Отстранив от себя любовь, Агеев готов выбраться из творческого кризиса. Простившись с Викой и оставшись один на один с «тайной своего самоосуществления», он, несмотря на безмерную тоску, ощущает прилив энергии и, как ни скверно у него на душе, чувствует приближение счастливых минут вдохновенной работы…
И здесь хочется с удовлетворением подчеркнуть: замысел «Адама и Евы», чем дальше, тем все глубже и точнее прочитывался критиками. Если в 1962 году А. Борщаговский писал об Агееве: «Он натура не творческая, не тонкая, и Казаков терпит поражение в попытке убедить нас, что он – художник, и художник талантливый», если А. Борщаговский считал казаковского Агеева «шагом назад в изображении мятущегося, протестующего интеллигента в русской литературной традиции», – то, скажем, И. Штокман в 1988-м уже нисколько не сомневался: «Агеев – художник, живописец, причем талантливый, и в рассказе рассыпано немало деталей и точных мет, говорящих об этом… Творчество – главное в жизни Агеева, и простить небрежение к этому своему призванию и делу, непонимание, вообще какое бы то ни было несоответствие ему Агеев просто не может». Оставить без внимания этот момент, по мнению критика, – «все равно что не прочесть рассказ толком».

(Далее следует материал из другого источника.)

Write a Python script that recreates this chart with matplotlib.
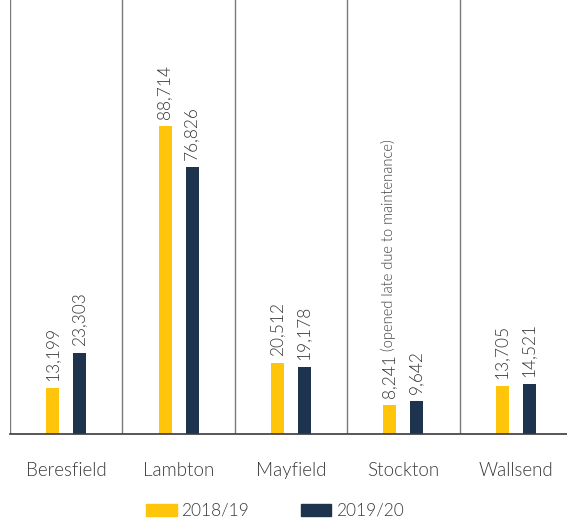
import matplotlib.pyplot as plt
from matplotlib.patches import Patch

pools = ["Beresfield", "Lambton", "Mayfield", "Stockton", "Wallsend"]
visits_1819 = [13199, 88714, 20512, 8241, 13705]
visits_1920 = [23303, 76826, 19178, 9642, 14521]
notes_1819 = ["", "", "", " (opened late due to maintenance)", ""]
seasons = ["2018/19", "2019/20"]

yellow = "#FFC50A"
navy = "#1E334D"
grey_text = "#3a3a3a"

plt.rcParams['font.family'] = ['Lato', 'DejaVu Sans']
plt.rcParams['font.weight'] = 300

fig = plt.figure(figsize=(5.67, 5.20), dpi=100)
ax = fig.add_axes([10 / 567, 86 / 520, 562 / 567, 434 / 520])

x = list(range(len(pools)))
off = 0.12
w = 0.115
ax.bar([i - off for i in x], visits_1819, width=w, color=yellow)
ax.bar([i + off for i in x], visits_1920, width=w, color=navy)

# value labels, rotated above the bars
pad = 2000
num_labels = []
for i in x:
    t = ax.text(i - off, visits_1819[i] + pad, f"{visits_1819[i]:,}", rotation=90,
                ha='center', va='bottom', fontsize=12.5, color=grey_text)
    num_labels.append(t)
    ax.text(i + off, visits_1920[i] + pad, f"{visits_1920[i]:,}", rotation=90,
            ha='center', va='bottom', fontsize=12.5, color=grey_text)

# small notes go right after the number (e.g. Stockton)
fig.canvas.draw()
for i in x:
    if notes_1819[i]:
        h = num_labels[i].get_window_extent().height * 72 / fig.dpi
        ax.annotate(notes_1819[i], xy=(i - off, visits_1819[i] + pad),
                    xytext=(-1.0, h), textcoords='offset points',
                    rotation=90, ha='center', va='bottom', fontsize=10.5,
                    color=grey_text, annotation_clip=False)

for b in [i - 0.5 for i in range(len(pools) + 1)]:
    ax.axvline(b, color="#7a7a7a", lw=1)

ax.set_xlim(-0.5, 4.5)
ax.set_ylim(0, 125000)
ax.set_yticks([])
ax.set_xticks(x)
ax.set_xticklabels(pools, fontsize=13.5, color=grey_text)
ax.tick_params(axis='x', length=0, pad=20)
for s in ['top', 'right', 'left']:
    ax.spines[s].set_visible(False)
ax.spines['bottom'].set_color("#3a3a3a")
ax.spines['bottom'].set_linewidth(1.2)

handles = [Patch(color=yellow), Patch(color=navy)]
fig.legend(handles, seasons, loc='center', bbox_to_anchor=(275 / 567, 9 / 520),
           ncol=2, frameon=False, fontsize=12.5, handlelength=1.75, handleheight=0.75,
           columnspacing=3.0, handletextpad=0.25, labelcolor=grey_text)

fig.savefig("out.png", dpi=100)
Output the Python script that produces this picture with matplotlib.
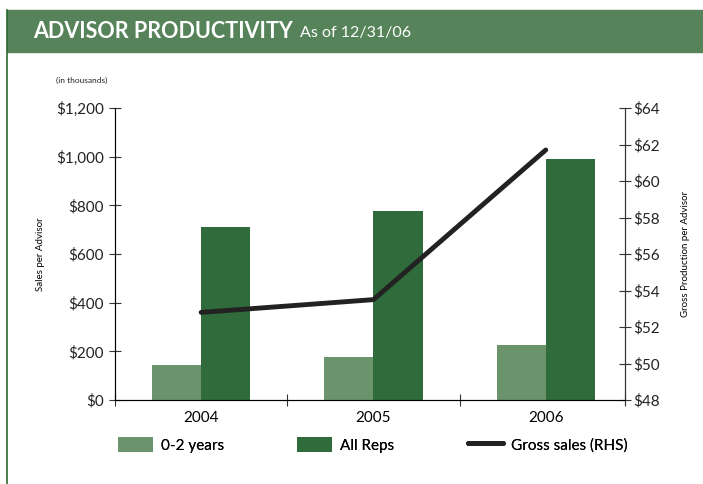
import matplotlib.pyplot as plt
from matplotlib.patches import Rectangle
from matplotlib.lines import Line2D
import numpy as np

# Data (in thousands)
years = ['2004', '2005', '2006']
new_reps = [145, 175, 228]       # 0-2 years
all_reps = [712, 778, 992]       # All Reps
gross_sales = [52.8, 53.5, 61.7]  # Gross production per advisor (RHS)

light_green = '#6b946c'
dark_green = '#2f6b3b'
banner_green = '#56835a'
axis_color = '#333333'

plt.rcParams['font.family'] = ['Lato', 'DejaVu Sans']

fig = plt.figure(figsize=(7.03, 4.84), dpi=100)

# Banner and left border
fig.patches.append(Rectangle((7 / 703, 1 - 52 / 484), 1, 42 / 484,
                             transform=fig.transFigure, color=banner_green, zorder=0))
fig.add_artist(Line2D([7.5 / 703, 7.5 / 703], [0, 1 - 10 / 484],
                      transform=fig.transFigure, color='#2d6a2f', linewidth=1.2))
fig.text(33 / 703, 1 - 32 / 484, 'ADVISOR PRODUCTIVITY', color='white',
         fontsize=15.5, fontweight='bold', va='center')
fig.text(300 / 703, 1 - 33 / 484, 'As of 12/31/06', color='white',
         fontsize=11.5, va='center')
fig.text(56 / 703, 1 - 80 / 484, '(in thousands)', fontsize=6, color='#222222', va='center')

ax = fig.add_axes([115 / 703, 1 - 400 / 484, 510 / 703, 292 / 484])
x = np.arange(len(years))
w = 0.285
b1 = ax.bar(x - w / 2, new_reps, width=w, color=light_green, zorder=2)
b2 = ax.bar(x + w / 2, all_reps, width=w, color=dark_green, zorder=2)

ax.set_xlim(-0.5, 2.46)
ax.set_ylim(0, 1200)
ax.set_yticks(range(0, 1201, 200))
ax.set_yticklabels(['$0', '$200', '$400', '$600', '$800', '$1,000', '$1,200'])
ax.set_xticks([-0.5, 0.5, 1.5, 2.46])
ax.set_xticklabels([])
ax.set_xticks(x, minor=True)
ax.set_xticklabels(years, minor=True)
ax.tick_params(axis='x', which='minor', length=0, pad=8, labelsize=11)
ax.tick_params(axis='x', which='major', direction='inout', length=8, color=axis_color)
ax.tick_params(axis='y', direction='inout', length=8, color=axis_color, labelsize=11,
               labelcolor='#222222', pad=4)
ax.spines['top'].set_visible(False)
for s in ['left', 'right', 'bottom']:
    ax.spines[s].set_color(axis_color)
ax.set_ylabel('Sales per Advisor', fontsize=7, labelpad=8)

ax2 = ax.twinx()
ln, = ax2.plot(x, gross_sales, color='#222222', linewidth=3.5, solid_capstyle='round', zorder=3)
ax2.set_ylim(48, 64)
ax2.set_yticks(range(48, 65, 2))
ax2.set_yticklabels(['$' + str(v) for v in range(48, 65, 2)])
ax2.tick_params(axis='y', direction='inout', length=8, color=axis_color, labelsize=11,
                labelcolor='#222222', pad=2)
ax2.spines['top'].set_visible(False)
ax2.spines['right'].set_color(axis_color)
ax2.set_ylabel('Gross Production per Advisor', fontsize=7, labelpad=15)

# Legend: three entries placed separately
entries = [(b1, '0-2 years', 118), (b2, 'All Reps', 297), (ln, 'Gross sales (RHS)', 468)]
for handle, label, xpos in entries:
    leg = fig.legend([handle], [label], loc='center left',
                     bbox_to_anchor=(xpos / 703, 1 - 445 / 484), frameon=False,
                     fontsize=11, handlelength=2.3, handleheight=1.1,
                     handletextpad=0.5, borderpad=0, borderaxespad=0)
    fig.add_artist(leg)

fig.savefig('out.png', dpi=100)
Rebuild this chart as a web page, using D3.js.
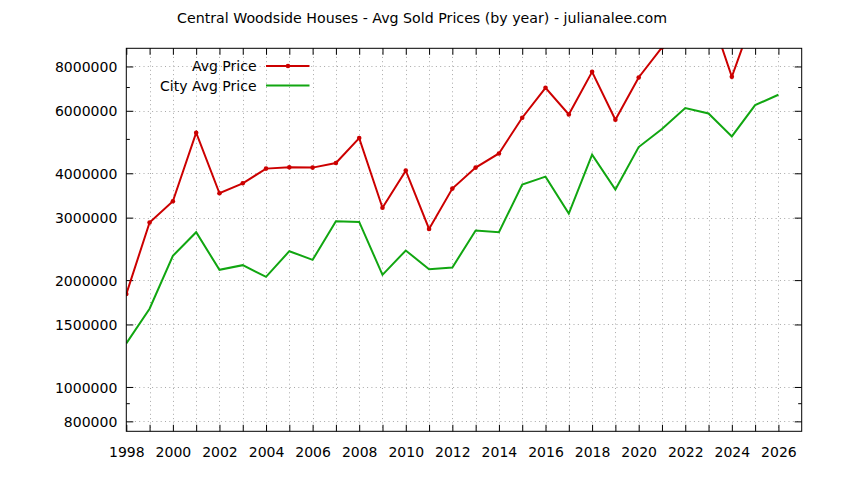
<!DOCTYPE html>
<html><head><meta charset="utf-8">
<script src="https://cdn.jsdelivr.net/npm/d3@7"></script>
<style>
body{margin:0;background:#fff;}
text{font-family:"DejaVu Sans",sans-serif;}
</style></head>
<body><svg id="c" width="844" height="480"></svg>
<script>
const years = [1998,1999,2000,2001,2002,2003,2004,2005,2006,2007,2008,2009,2010,2011,2012,2013,2014,2015,2016,2017,2018,2019,2020,2021,2022,2023,2024,2025,2026];
const avgPrice = [1827000,2906000,3337000,5205000,3514000,3748000,4123000,4157000,4150000,4275000,5027000,3199000,4070000,2788000,3622000,4150000,4550000,5736000,6967000,5860000,7727000,5662000,7447000,9050000,10500000,11700000,7480000,11400000,null];
const cityAvgPrice = [1327000,1661000,2341000,2729000,2138000,2204000,2043000,2413000,2281000,2931000,2917000,2070000,2424000,2147000,2171000,2760000,2729000,3717000,3914000,3081000,4513000,3599000,4742000,5329000,6106000,5898000,5082000,6225000,6657000];
const yTickLabels = [800000,1000000,1500000,2000000,3000000,4000000,6000000,8000000];
const yMinorTicks = [900000,5000000,7000000];
const xTickLabels = [1998,2000,2002,2004,2006,2008,2010,2012,2014,2016,2018,2020,2022,2024,2026];
const title = "Central Woodside Houses - Avg Sold Prices (by year) - julianalee.com";
const seriesNames = ["Avg Price","City Avg Price"];

const L=126.3, R=801.7, T=48.3, B=431.3;
const svg = d3.select("#c");
const x = d3.scaleLinear().domain([1998,2027]).range([L,R]);
const y = d3.scaleLog().domain([750000,9000000]).range([B,T]);
const RED="#cc0000", GREEN="#11a611";
const FS="14px";

// grid
const grid = svg.append("g").attr("stroke","#a8a8a8").attr("stroke-width",1).attr("stroke-dasharray","1,3.3");
d3.range(1999,2027).forEach(yr=>{
  grid.append("line").attr("x1",Math.round(x(yr))+0.5).attr("x2",Math.round(x(yr))+0.5).attr("y1",T).attr("y2",B);
});
yTickLabels.forEach(v=>{
  grid.append("line").attr("y1",Math.round(y(v))+0.5).attr("y2",Math.round(y(v))+0.5).attr("x1",L).attr("x2",R);
});

// axes with d3 axis generators (inward ticks)
const fmt = d=>String(d);
svg.append("g").attr("transform",`translate(0,${B})`)
  .call(d3.axisBottom(x).tickValues(d3.range(1998,2027)).tickSize(-6.5).tickFormat(d=>xTickLabels.includes(d)?fmt(d):""))
  .call(g=>{g.select(".domain").remove();g.selectAll("text").attr("dy","0").attr("y",26).attr("font-size",FS).attr("fill","#000");g.selectAll("line").attr("stroke","#000");});
svg.append("g").attr("transform",`translate(0,${T})`)
  .call(d3.axisTop(x).tickValues(d3.range(1998,2027)).tickSize(-6.5).tickFormat(""))
  .call(g=>{g.select(".domain").remove();g.selectAll("line").attr("stroke","#000");});
svg.append("g").attr("transform",`translate(${L},0)`)
  .call(d3.axisLeft(y).tickValues(yTickLabels).tickSize(-7).tickFormat(fmt))
  .call(g=>{g.select(".domain").remove();g.selectAll("text").attr("x",-9).attr("dy","0.36em").attr("font-size",FS).attr("fill","#000");g.selectAll("line").attr("stroke","#000");});
svg.append("g").attr("transform",`translate(${L},0)`)
  .call(d3.axisLeft(y).tickValues(yMinorTicks).tickSize(-3.5).tickFormat(""))
  .call(g=>{g.select(".domain").remove();g.selectAll("line").attr("stroke","#000");});
svg.append("g").attr("transform",`translate(${R},0)`)
  .call(d3.axisRight(y).tickValues(yTickLabels).tickSize(-7).tickFormat(""))
  .call(g=>{g.select(".domain").remove();g.selectAll("line").attr("stroke","#000");});
svg.append("g").attr("transform",`translate(${R},0)`)
  .call(d3.axisRight(y).tickValues(yMinorTicks).tickSize(-3.5).tickFormat(""))
  .call(g=>{g.select(".domain").remove();g.selectAll("line").attr("stroke","#000");});

// clip
svg.append("clipPath").attr("id","clip").append("rect").attr("x",L).attr("y",T).attr("width",R-L).attr("height",B-T);

const line = d3.line().defined(d=>d[1]!=null).x(d=>x(d[0])).y(d=>y(d[1]));
const plot = svg.append("g").attr("clip-path","url(#clip)");
plot.append("path").datum(years.map((yr,i)=>[yr,cityAvgPrice[i]])).attr("d",line)
  .attr("fill","none").attr("stroke",GREEN).attr("stroke-width",2);
plot.append("path").datum(years.map((yr,i)=>[yr,avgPrice[i]])).attr("d",line)
  .attr("fill","none").attr("stroke",RED).attr("stroke-width",2);
plot.selectAll(".pt").data(years.map((yr,i)=>[yr,avgPrice[i]]).filter(d=>d[1]!=null)).enter()
  .append("circle").attr("cx",d=>x(d[0])).attr("cy",d=>y(d[1])).attr("r",2.3).attr("fill",RED);

// frame
svg.append("rect").attr("x",L).attr("y",T).attr("width",R-L).attr("height",B-T)
  .attr("fill","none").attr("stroke","#000").attr("stroke-width",1);

// title
svg.append("text").attr("x",422).attr("y",23).attr("text-anchor","middle").attr("font-size","14.2px").text(title);

// legend
const leg = svg.append("g");
[[RED,true],[GREEN,false]].forEach((s,i)=>{
  const yy = 66 + i*19.5;
  leg.append("text").attr("x",256.5).attr("y",yy).attr("dy","0.36em").attr("text-anchor","end").attr("font-size",FS).text(seriesNames[i]);
  leg.append("line").attr("x1",266).attr("x2",309.5).attr("y1",yy).attr("y2",yy).attr("stroke",s[0]).attr("stroke-width",2);
  if(s[1]) leg.append("circle").attr("cx",288).attr("cy",yy).attr("r",2.3).attr("fill",s[0]);
});
</script></body></html>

И сверх того, «Адам и Ева» представлялся И. Штокману «историей как-то по-особому автобиографической»: «В этой горькой и печальной людской встрече-разлуке, – по его словам, – явственно слышатся голос и раздумья самого Казакова и, в частности, его отношение к творчеству, этому кресту, который и тяжек, и мучителен временами, но он – все, без него – нет жизни, нет ни смысла ее, ни Главного Счастья в ней, хотя счастье общежитейское, простое и всем-то, кроме творцов, куда более доступное, почему-то ускользает при этом бесследно, манит, но не дается в руки».